• _Short exercise_
Filter the entries below, keeping every line that has the word "this".

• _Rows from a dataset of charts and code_
━━━
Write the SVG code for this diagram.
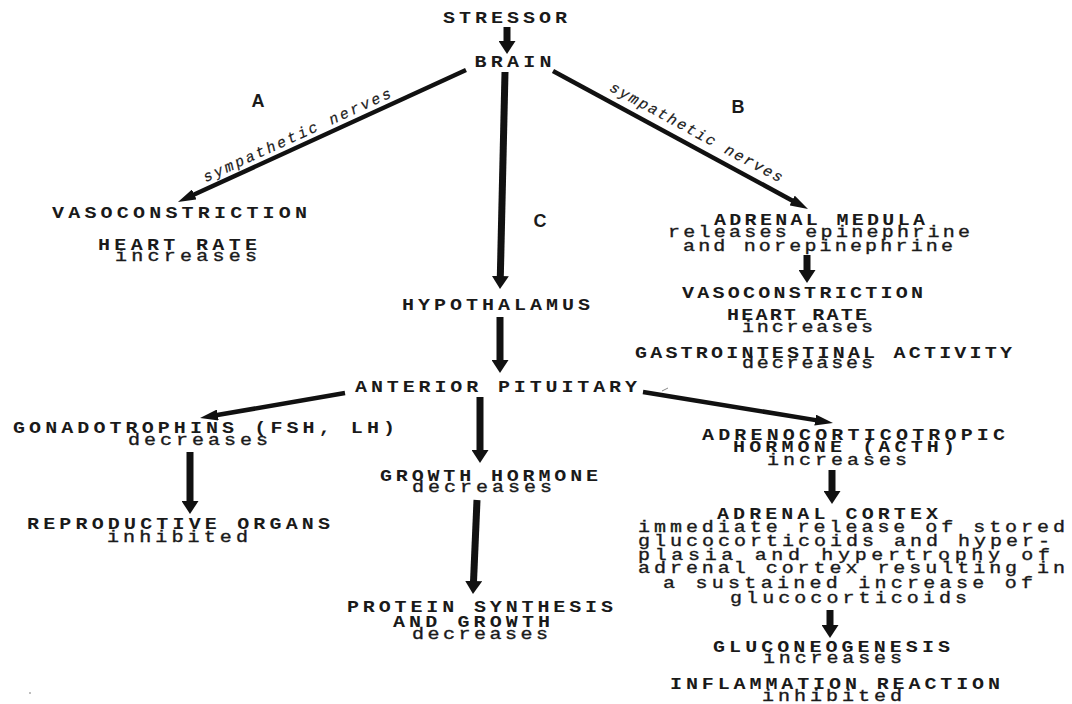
<svg xmlns="http://www.w3.org/2000/svg" width="1072" height="704" viewBox="0 0 1072 704">
<defs>
<style>
text{font-family:"Liberation Mono","Courier New",monospace;font-size:16px;fill:#1a1a1a;text-anchor:middle}
.c{font-weight:bold}
.l{font-weight:normal;stroke:#1a1a1a;stroke-width:0.35}
.lab{font-family:"Liberation Sans",Arial,sans-serif;font-weight:bold;font-size:18px}
.it{font-style:italic;font-size:15px;stroke-width:0.2}
.v{stroke:#111;stroke-width:7;fill:none}
.d{stroke:#111;stroke-width:4.5;fill:none}
</style>
<marker id="big" markerUnits="userSpaceOnUse" markerWidth="13" markerHeight="17" refX="1" refY="8.5" orient="auto"><path d="M0,0 L13,8.5 L0,17 z" fill="#111"/></marker>
<marker id="thin" markerUnits="userSpaceOnUse" markerWidth="18" markerHeight="11" refX="2" refY="5.5" orient="auto"><path d="M0,0 L18,5.5 L0,11 z" fill="#111"/></marker>
</defs>
<rect width="1072" height="704" fill="#fff"/>
<g id="connectors">
<line class="v" x1="507" y1="27" x2="507" y2="42" marker-end="url(#big)"/>
<line class="d" x1="466" y1="70" x2="192.5" y2="195.3" marker-end="url(#thin)"/>
<line class="v" x1="505" y1="72" x2="500.3" y2="277" marker-end="url(#big)"/>
<line class="d" x1="553" y1="71" x2="793.9" y2="201.4" marker-end="url(#thin)"/>
<line class="v" x1="807" y1="255" x2="807" y2="271" marker-end="url(#big)"/>
<line class="v" x1="500" y1="317" x2="500" y2="361" marker-end="url(#big)"/>
<line class="d" x1="345" y1="393" x2="215.8" y2="415.3" marker-end="url(#thin)"/>
<line class="v" x1="480" y1="397" x2="480" y2="451" marker-end="url(#big)"/>
<line class="v" x1="190" y1="452" x2="190" y2="502" marker-end="url(#big)"/>
<line class="v" x1="477" y1="500" x2="473.5" y2="582" marker-end="url(#big)"/>
<line class="d" x1="643" y1="392" x2="817.2" y2="420.4" marker-end="url(#thin)"/>
<line class="v" x1="832" y1="470" x2="832" y2="492" marker-end="url(#big)"/>
<line class="v" x1="830" y1="610" x2="830" y2="626" marker-end="url(#big)"/>
<path d="M662,391 L668,388" stroke="#888" stroke-width="1" fill="none"/>
<text class="l it" x="299" y="139.6" textLength="205" lengthAdjust="spacing" transform="rotate(-24.6 299 139.6)">sympathetic nerves</text>
<text class="l it" x="694" y="136.5" textLength="194" lengthAdjust="spacing" transform="rotate(28.4 694 136.5)">sympathetic nerves</text>
</g>
<g id="labels">
<text class="lab" x="258" y="107">A</text>
<text class="lab" x="738" y="113">B</text>
<text class="lab" x="540" y="227">C</text>
</g>
<g id="stressor" transform="scale(1.25 1)"><text class="c" x="404" y="23" textLength="99.2" lengthAdjust="spacing">STRESSOR</text></g>
<g id="brain" transform="scale(1.25 1)"><text class="c" x="410.4" y="67" textLength="61.6" lengthAdjust="spacing">BRAIN</text></g>
<g id="vaso-left" transform="scale(1.25 1)">
<text class="c" x="143.6" y="218" textLength="204" lengthAdjust="spacing">VASOCONSTRICTION</text>
<text class="c" x="142" y="250" textLength="127.2" lengthAdjust="spacing">HEART RATE</text>
<text class="l" x="148.8" y="261" textLength="113.6" lengthAdjust="spacing">increases</text>
</g>
<g id="adrenal-medula" transform="scale(1.25 1)">
<text class="c" x="655.6" y="225" textLength="168.8" lengthAdjust="spacing">ADRENAL MEDULA</text>
<text class="l" x="655.2" y="237" textLength="241.6" lengthAdjust="spacing">releases epinephrine</text>
<text class="l" x="654.4" y="251" textLength="216" lengthAdjust="spacing">and norepinephrine</text>
</g>
<g id="vaso-right" transform="scale(1.25 1)">
<text class="c" x="642" y="298" textLength="192.8" lengthAdjust="spacing">VASOCONSTRICTION</text>
<text class="c" x="637.6" y="320" textLength="112" lengthAdjust="spacing">HEART RATE</text>
<text class="l" x="646" y="332" textLength="104.8" lengthAdjust="spacing">increases</text>
<text class="c" x="658.8" y="358" textLength="301.6" lengthAdjust="spacing">GASTROINTESTINAL ACTIVITY</text>
<text class="l" x="646" y="368" textLength="104.8" lengthAdjust="spacing">decreases</text>
</g>
<g id="hypothalamus" transform="scale(1.25 1)"><text class="c" x="396.8" y="310" textLength="150.4" lengthAdjust="spacing">HYPOTHALAMUS</text></g>
<g id="anterior-pituitary" transform="scale(1.25 1)"><text class="c" x="396.8" y="392" textLength="225.6" lengthAdjust="spacing">ANTERIOR PITUITARY</text></g>
<g id="gonadotrophins" transform="scale(1.25 1)">
<text class="c" x="163.2" y="433" textLength="305.6" lengthAdjust="spacing">GONADOTROPHINS (FSH, LH)</text>
<text class="l" x="158.4" y="445" textLength="112" lengthAdjust="spacing">decreases</text>
</g>
<g id="reproductive" transform="scale(1.25 1)">
<text class="c" x="142.8" y="529" textLength="242.4" lengthAdjust="spacing">REPRODUCTIVE ORGANS</text>
<text class="l" x="142" y="542" textLength="112.8" lengthAdjust="spacing">inhibited</text>
</g>
<g id="growth-hormone" transform="scale(1.25 1)">
<text class="c" x="391.2" y="481" textLength="174.4" lengthAdjust="spacing">GROWTH HORMONE</text>
<text class="l" x="385.6" y="492" textLength="112" lengthAdjust="spacing">decreases</text>
</g>
<g id="protein" transform="scale(1.25 1)">
<text class="c" x="384" y="612" textLength="212.8" lengthAdjust="spacing">PROTEIN SYNTHESIS</text>
<text class="c" x="377.2" y="627" textLength="125.6" lengthAdjust="spacing">AND GROWTH</text>
<text class="l" x="384" y="639" textLength="108.8" lengthAdjust="spacing">decreases</text>
</g>
<g id="acth" transform="scale(1.25 1)">
<text class="c" x="682.8" y="440" textLength="242.4" lengthAdjust="spacing">ADRENOCORTICOTROPIC</text>
<text class="c" x="675.2" y="452" textLength="177.6" lengthAdjust="spacing">HORMONE (ACTH)</text>
<text class="l" x="669.6" y="465" textLength="112" lengthAdjust="spacing">increases</text>
</g>
<g id="adrenal-cortex" transform="scale(1.25 1)">
<text class="c" x="662" y="519" textLength="176.8" lengthAdjust="spacing">ADRENAL CORTEX</text>
<text class="l" x="681.2" y="532" textLength="341.6" lengthAdjust="spacing">immediate release of stored</text>
<text class="l" x="675.2" y="546" textLength="329.6" lengthAdjust="spacing">glucocorticoids and hyper-</text>
<text class="l" x="675.2" y="560" textLength="329.6" lengthAdjust="spacing">plasia and hypertrophy of</text>
<text class="l" x="681.2" y="573" textLength="341.6" lengthAdjust="spacing">adrenal cortex resulting in</text>
<text class="l" x="678.4" y="588" textLength="296" lengthAdjust="spacing">a sustained increase of</text>
<text class="l" x="678.8" y="603" textLength="189.6" lengthAdjust="spacing">glucocorticoids</text>
</g>
<g id="gluconeogenesis" transform="scale(1.25 1)">
<text class="c" x="665.2" y="652" textLength="189.6" lengthAdjust="spacing">GLUCONEOGENESIS</text>
<text class="l" x="666" y="663" textLength="111.2" lengthAdjust="spacing">increases</text>
</g>
<g id="inflammation" transform="scale(1.25 1)">
<text class="c" x="668" y="689" textLength="264" lengthAdjust="spacing">INFLAMMATION REACTION</text>
<text class="l" x="665.6" y="701" textLength="112" lengthAdjust="spacing">inhibited</text>
</g>
<circle cx="30" cy="693" r="1" fill="#aaa"/>
</svg>
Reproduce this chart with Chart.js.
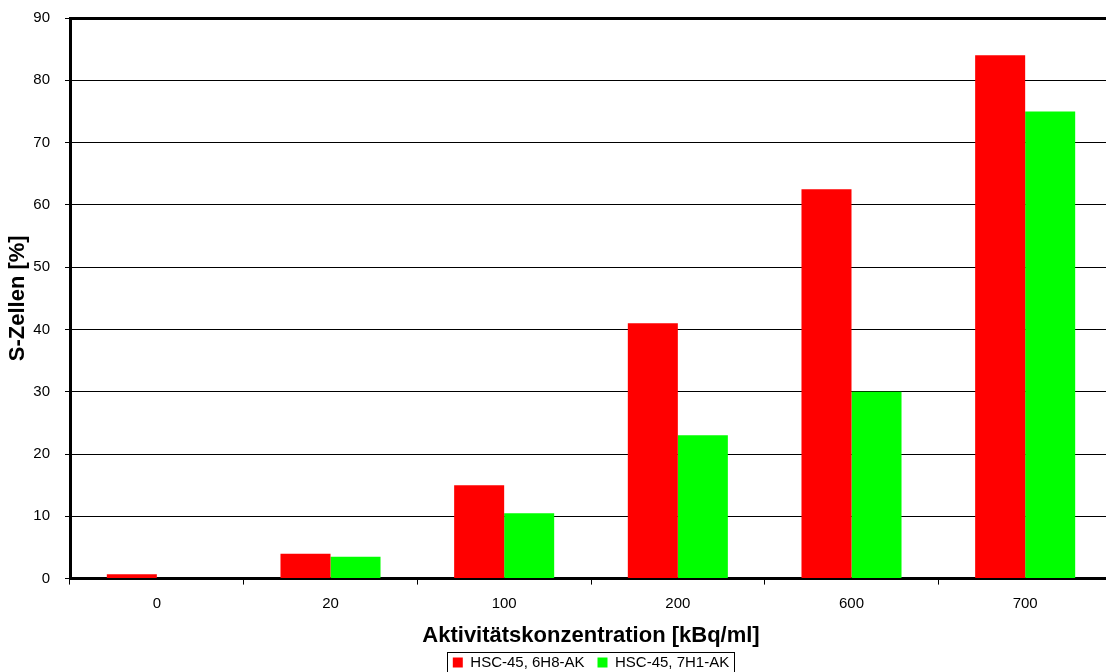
━━━
• _Full answer_
Write the SVG code for this diagram.
Reproduce this chart with Chart.js.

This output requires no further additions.